The Sandersons are reintroduced into the world via a hilarious play on Elton John’s “The Bitch is Back”, redone here as “The Witches Are Back”. You can tell that Middler, Parker, and Najimi are having the time of their lives and without their obvious enthusiasm for the roles (to which they slip back into effortlessly) this film would come off as a ghastly reanimated corpse instead of a somewhat harmless specter.

Another foot-tapping moment is a brilliant version of Blondie’s “One Way Or Another” with a city-wide dance number that is absoutely delightful and fun, and perhaps surprisingly the most “Disney” thing the Mouse House has done in the last five or six years, cinematically speaking.
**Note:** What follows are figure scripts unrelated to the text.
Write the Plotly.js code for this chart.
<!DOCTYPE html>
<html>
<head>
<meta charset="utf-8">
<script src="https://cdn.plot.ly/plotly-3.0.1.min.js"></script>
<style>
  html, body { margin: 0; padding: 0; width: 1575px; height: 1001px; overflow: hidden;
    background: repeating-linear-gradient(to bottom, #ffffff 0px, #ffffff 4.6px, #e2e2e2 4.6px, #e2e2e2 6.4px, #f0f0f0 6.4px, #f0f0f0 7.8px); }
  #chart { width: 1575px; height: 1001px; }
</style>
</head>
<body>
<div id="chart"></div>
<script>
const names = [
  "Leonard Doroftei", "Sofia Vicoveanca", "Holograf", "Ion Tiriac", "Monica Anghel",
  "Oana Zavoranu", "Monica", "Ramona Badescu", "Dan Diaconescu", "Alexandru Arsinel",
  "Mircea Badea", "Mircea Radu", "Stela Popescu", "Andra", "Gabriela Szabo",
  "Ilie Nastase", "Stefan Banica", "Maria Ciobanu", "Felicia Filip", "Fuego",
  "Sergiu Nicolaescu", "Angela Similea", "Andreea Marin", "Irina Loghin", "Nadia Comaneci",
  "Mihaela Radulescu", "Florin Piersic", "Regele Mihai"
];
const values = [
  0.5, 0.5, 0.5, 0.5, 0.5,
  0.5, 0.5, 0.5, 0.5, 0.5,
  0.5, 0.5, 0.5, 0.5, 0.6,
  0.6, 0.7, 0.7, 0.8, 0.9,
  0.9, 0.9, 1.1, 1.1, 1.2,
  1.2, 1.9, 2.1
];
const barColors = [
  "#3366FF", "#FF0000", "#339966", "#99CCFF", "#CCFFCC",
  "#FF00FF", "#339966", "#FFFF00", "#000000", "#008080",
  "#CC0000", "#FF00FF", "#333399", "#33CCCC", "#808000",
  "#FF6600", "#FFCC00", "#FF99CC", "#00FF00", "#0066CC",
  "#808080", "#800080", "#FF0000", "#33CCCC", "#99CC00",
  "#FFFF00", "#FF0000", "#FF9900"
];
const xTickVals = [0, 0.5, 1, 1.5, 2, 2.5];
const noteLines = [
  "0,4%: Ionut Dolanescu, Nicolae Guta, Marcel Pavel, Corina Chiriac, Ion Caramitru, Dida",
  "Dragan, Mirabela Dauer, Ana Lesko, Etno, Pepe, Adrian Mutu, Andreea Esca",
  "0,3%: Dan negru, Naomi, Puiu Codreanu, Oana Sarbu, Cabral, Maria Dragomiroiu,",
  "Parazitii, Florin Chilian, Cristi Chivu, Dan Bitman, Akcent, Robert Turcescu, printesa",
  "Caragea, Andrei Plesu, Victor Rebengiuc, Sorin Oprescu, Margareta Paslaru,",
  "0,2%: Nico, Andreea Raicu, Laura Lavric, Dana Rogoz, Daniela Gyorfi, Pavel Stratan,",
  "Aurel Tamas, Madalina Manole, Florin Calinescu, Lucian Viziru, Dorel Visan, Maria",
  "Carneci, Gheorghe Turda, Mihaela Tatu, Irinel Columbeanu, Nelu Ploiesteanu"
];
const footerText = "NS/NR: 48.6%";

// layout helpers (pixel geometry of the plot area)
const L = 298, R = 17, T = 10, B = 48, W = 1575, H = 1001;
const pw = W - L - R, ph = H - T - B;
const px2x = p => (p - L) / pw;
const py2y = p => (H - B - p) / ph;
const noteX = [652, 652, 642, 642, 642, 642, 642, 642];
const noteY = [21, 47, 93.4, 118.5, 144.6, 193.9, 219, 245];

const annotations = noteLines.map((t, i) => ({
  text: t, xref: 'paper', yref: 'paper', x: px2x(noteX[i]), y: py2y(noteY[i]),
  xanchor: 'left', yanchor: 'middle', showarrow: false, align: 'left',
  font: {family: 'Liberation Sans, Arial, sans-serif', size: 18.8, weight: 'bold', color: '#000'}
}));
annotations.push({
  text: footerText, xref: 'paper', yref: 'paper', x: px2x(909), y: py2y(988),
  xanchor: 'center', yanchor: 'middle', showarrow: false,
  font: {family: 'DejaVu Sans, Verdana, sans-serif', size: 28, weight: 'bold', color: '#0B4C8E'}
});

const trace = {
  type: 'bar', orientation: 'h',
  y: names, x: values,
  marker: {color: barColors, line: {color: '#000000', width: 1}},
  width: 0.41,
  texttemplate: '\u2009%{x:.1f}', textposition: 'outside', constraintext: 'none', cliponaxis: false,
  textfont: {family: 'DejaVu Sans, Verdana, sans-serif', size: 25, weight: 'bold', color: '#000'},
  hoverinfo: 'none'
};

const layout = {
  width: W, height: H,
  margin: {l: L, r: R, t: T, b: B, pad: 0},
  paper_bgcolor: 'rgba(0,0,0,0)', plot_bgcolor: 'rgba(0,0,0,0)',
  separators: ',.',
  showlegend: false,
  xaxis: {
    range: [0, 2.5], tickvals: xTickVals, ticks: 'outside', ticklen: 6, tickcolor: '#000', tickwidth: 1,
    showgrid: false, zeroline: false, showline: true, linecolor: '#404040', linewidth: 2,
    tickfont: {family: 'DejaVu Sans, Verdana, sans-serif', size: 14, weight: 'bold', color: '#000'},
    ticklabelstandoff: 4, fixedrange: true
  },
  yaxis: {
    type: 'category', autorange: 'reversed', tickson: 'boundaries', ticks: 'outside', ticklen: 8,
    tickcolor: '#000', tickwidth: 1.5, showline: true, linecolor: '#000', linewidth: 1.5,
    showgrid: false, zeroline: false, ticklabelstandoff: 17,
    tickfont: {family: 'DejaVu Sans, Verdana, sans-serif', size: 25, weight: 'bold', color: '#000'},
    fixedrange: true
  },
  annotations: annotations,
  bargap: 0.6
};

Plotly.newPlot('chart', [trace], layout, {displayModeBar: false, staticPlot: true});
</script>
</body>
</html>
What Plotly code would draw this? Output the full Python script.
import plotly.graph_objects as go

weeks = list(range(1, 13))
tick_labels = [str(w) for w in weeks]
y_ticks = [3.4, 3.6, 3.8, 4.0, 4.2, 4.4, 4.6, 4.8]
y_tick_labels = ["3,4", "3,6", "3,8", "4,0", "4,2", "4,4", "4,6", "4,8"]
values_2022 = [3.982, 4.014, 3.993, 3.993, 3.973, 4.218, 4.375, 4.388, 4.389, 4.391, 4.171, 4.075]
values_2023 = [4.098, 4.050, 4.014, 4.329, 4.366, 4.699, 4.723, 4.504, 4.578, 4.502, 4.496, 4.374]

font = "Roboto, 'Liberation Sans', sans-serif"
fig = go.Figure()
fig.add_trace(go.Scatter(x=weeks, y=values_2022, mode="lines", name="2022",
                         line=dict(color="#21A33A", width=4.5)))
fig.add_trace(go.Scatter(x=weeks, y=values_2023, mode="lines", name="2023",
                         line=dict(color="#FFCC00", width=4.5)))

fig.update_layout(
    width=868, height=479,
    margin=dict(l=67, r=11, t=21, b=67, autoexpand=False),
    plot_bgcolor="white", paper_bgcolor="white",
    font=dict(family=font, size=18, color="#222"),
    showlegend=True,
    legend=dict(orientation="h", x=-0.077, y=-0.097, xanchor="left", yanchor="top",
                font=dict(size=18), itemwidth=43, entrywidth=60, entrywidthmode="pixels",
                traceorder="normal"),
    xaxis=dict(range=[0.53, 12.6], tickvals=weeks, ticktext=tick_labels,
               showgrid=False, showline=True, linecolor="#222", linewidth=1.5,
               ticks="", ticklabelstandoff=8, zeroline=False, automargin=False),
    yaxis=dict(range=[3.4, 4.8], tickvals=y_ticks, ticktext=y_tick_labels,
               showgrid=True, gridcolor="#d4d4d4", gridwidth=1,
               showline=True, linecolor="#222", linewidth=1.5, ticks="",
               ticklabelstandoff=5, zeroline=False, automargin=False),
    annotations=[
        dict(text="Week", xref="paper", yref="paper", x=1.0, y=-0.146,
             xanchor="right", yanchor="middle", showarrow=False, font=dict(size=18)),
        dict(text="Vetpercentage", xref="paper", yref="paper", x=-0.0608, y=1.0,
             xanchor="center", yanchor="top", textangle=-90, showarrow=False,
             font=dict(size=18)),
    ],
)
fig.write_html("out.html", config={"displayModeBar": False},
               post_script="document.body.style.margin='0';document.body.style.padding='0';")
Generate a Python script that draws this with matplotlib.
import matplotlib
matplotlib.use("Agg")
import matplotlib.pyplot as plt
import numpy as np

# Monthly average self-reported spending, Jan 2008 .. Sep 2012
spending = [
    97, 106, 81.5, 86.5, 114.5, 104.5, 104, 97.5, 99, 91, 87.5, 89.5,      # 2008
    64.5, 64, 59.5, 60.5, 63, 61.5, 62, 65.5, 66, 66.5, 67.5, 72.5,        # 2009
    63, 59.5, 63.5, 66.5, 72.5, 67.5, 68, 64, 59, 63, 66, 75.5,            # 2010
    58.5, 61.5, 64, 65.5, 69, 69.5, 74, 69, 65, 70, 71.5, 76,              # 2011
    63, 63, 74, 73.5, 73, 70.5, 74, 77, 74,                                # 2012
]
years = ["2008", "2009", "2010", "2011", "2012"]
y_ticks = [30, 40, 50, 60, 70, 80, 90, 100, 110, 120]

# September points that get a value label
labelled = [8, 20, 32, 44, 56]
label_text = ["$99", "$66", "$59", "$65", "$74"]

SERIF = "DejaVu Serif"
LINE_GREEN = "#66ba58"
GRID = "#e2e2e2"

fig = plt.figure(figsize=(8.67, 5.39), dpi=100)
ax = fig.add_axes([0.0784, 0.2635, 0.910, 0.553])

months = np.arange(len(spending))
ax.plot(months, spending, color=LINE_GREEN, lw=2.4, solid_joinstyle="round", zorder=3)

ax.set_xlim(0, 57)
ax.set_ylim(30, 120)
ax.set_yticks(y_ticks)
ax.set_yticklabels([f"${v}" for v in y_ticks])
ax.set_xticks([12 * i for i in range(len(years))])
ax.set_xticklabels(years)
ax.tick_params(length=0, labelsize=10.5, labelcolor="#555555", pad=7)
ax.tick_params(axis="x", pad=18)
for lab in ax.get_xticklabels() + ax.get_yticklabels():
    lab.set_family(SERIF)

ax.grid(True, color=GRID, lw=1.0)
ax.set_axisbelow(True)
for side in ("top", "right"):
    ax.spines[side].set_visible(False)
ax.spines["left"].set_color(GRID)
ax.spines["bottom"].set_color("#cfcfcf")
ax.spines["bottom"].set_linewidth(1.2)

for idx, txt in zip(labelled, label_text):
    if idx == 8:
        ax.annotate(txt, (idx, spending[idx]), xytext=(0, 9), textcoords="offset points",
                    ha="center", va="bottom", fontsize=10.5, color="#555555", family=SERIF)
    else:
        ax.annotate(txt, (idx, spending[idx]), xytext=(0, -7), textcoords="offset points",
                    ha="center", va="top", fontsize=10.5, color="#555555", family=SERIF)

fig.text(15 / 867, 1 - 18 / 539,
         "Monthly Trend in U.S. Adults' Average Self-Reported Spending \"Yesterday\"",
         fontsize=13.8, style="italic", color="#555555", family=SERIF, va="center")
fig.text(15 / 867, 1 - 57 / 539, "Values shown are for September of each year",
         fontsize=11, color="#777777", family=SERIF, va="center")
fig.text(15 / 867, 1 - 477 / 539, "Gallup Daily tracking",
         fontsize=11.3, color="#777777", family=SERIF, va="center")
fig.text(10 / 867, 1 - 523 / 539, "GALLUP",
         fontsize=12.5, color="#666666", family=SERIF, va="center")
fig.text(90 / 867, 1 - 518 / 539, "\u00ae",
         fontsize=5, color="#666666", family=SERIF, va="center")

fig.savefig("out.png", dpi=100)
HOCUS POCUS 2 is peppered with winks and nods to the original film of course, and has some fun performances by two alumnus of HBO’s stellar comedy series “Veep” with Tony Hale as the Salem Mayor (and object of The Sanderson’s scorn) as well as the aforementioned Sam Richardson as the occult maestro Gilbert.

Doug Jones, who reprises his role from the original film as Billy Butcherson, also seems to be having a fantastic time. A creature-feature legend, Jones went on from the original 1993 film to play Abe Sapien in Guillermo Del Toro’s “Hellboy” series as well as the fishman in Del Toro’s Oscar-winning 2017 film THE SHAPE OF WATER.

The film, playing on the strength of the main trio, even has a surprisingly...poignant?...ending scene and resolution with The Sandersons that made me feel a type of way that a Disney movie hasn’t touched on since 2014’s devestating SAVING MR. BANKS.

To say HOCUS POCUS 2 is a blasphemous ruination of your childhood is a silly thing. The same way I caught myself dissatisfied with last year’s SPACE JAM: A NEW LEGACY. While HOCUS POCUS 2 is far more competent of a film than SPACE JAM 2, the point still stands. They are silly films for children.

Can there be brilliant children movies? Yes. Does a movie being made for children mean it can’t inherently be good, artful, and well thought out? No. Look at Studio Ghibli’s filmography. Look at Sony’s “Spider-Man: Into The Spider-Verse”. Look at some of Pixar’s older work, look at Disney’s classics like “Hercules” and “Treasure Planet”.

But to act like the original HOCUS POCUS is some momentous work of pristine cinematic art and that HOCUS POCUS 2 is this affront to the senses is ridiculous.

It, like the original, is a competent and fun family movie made to be watched, digested, and forgotten about, to be replayed every October with a drink and some candy while you’re decorating the living room. I highly doubt your parents watched the original with you and went “that movie changed my life”. So don’t ruin the fun for your kids, just like your parents didn’t ruin the fun for you.